Si alguien piensa que estamos hablando innecesariamente de hechos del pasado le pido que vuelva sobre los nombres propios y recapacite. Verá que en el tablado político tienden a reiterarse los actores.

Pero hay algo más terrible, incluso, que la repetición de personas y de nombres (¿debería recordar que el ministro que antecedió a Marchesano en la cartera de Interior se llamaba Carlos Manini Ríos, y que estuvo al borde de la censura parlamentaria por la detención ilegal de un diputado en una manifestación?): lo terrible es la persistencia de las ideas y de las prácticas que tantas veces terminan en una violencia represiva que no tiene, y nunca tuvo, como correlato la seguridad ni la tranquilidad de nadie.

El martes 7 de julio de este año murió un joven de 20 años como consecuencia de un disparo en el cuello. Según dijo a la prensa el abogado defensor de los dos policías investigados por esa muerte, lo que pasó fue que los agentes, muy jóvenes e inexpertos, se asustaron cuando lo vieron llevarse la mano al bolsillo. El disparo que mató a Guillermo Ezequiel Marenales no fue el único que hicieron los asustados agentes, que dicen no haber percibido siquiera que le habían dado a uno. Tiraron varias veces, y es una suerte que nadie más haya muerto esa noche. El abogado explicó que lo que pasa es que se habían acercado al vehículo (particular) en el que estaban haciendo una guardia “tres o cuatro personas cercanas a una zona marginal muy fuerte de Carrasco norte”. No fue que los reconocieron, que sabían que sobre esas personas había algún pedido de captura, que los vieron cometer algún delito. No: sencillamente se asustaron de su potencial, de la eventualidad de que gente de ahí, de esa “zona marginal muy fuerte” pudiera querer hacerles daño, y dispararon. Varias veces. Miedo y preconcepto, un cóctel explosivo que nunca pasa de moda.
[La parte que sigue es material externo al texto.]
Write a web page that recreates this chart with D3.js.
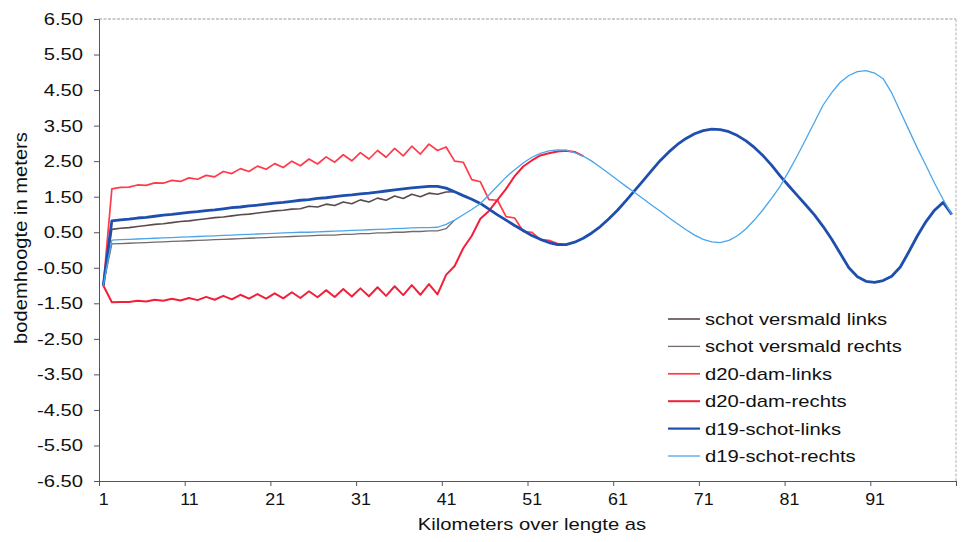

Todos estos días estamos teniendo noticias, por vías informales, de detenciones arbitrarias, de pedidos indiscriminados de documentos, de actitudes prepotentes, inquisitivas e injustificadas de la Policía con adolescentes y jóvenes en los más diversos escenarios: a la salida de escuelas y liceos, en las paradas de ómnibus, en plazas y parques. Se nos advirtió ya que es necesario salir con la cédula, que no debemos hacer nada que pueda parecerse a faltarle el respeto a la autoridad y que si un policía dispara siempre se presumirá que lo hace en el ejercicio de la legítima defensa. La presunción de inocencia caerá del lado de los agentes del mismo modo que la presunción de peligrosidad cae del lado de los jóvenes, de los pobres, de los negros. Sólo que esta última es de hecho y la otra, desde la aprobación de la LUC, es de derecho.

Desde la muerte de Guillermo Machado a manos de la Policía pasaron ya 32 años. De la sanción recibida por el subcomisario Duarte por ineficacia en un procedimiento de razzia pasaron más de 40. Y sólo pasaron 10 días desde que murió Guillermo Marenales, de 20 años, porque un par de agentes reaccionó al miedo con disparos. Me gustaría saber si alguien cree, realmente, que ese camino le trajo a alguien más seguridad, más confianza, menos miedo.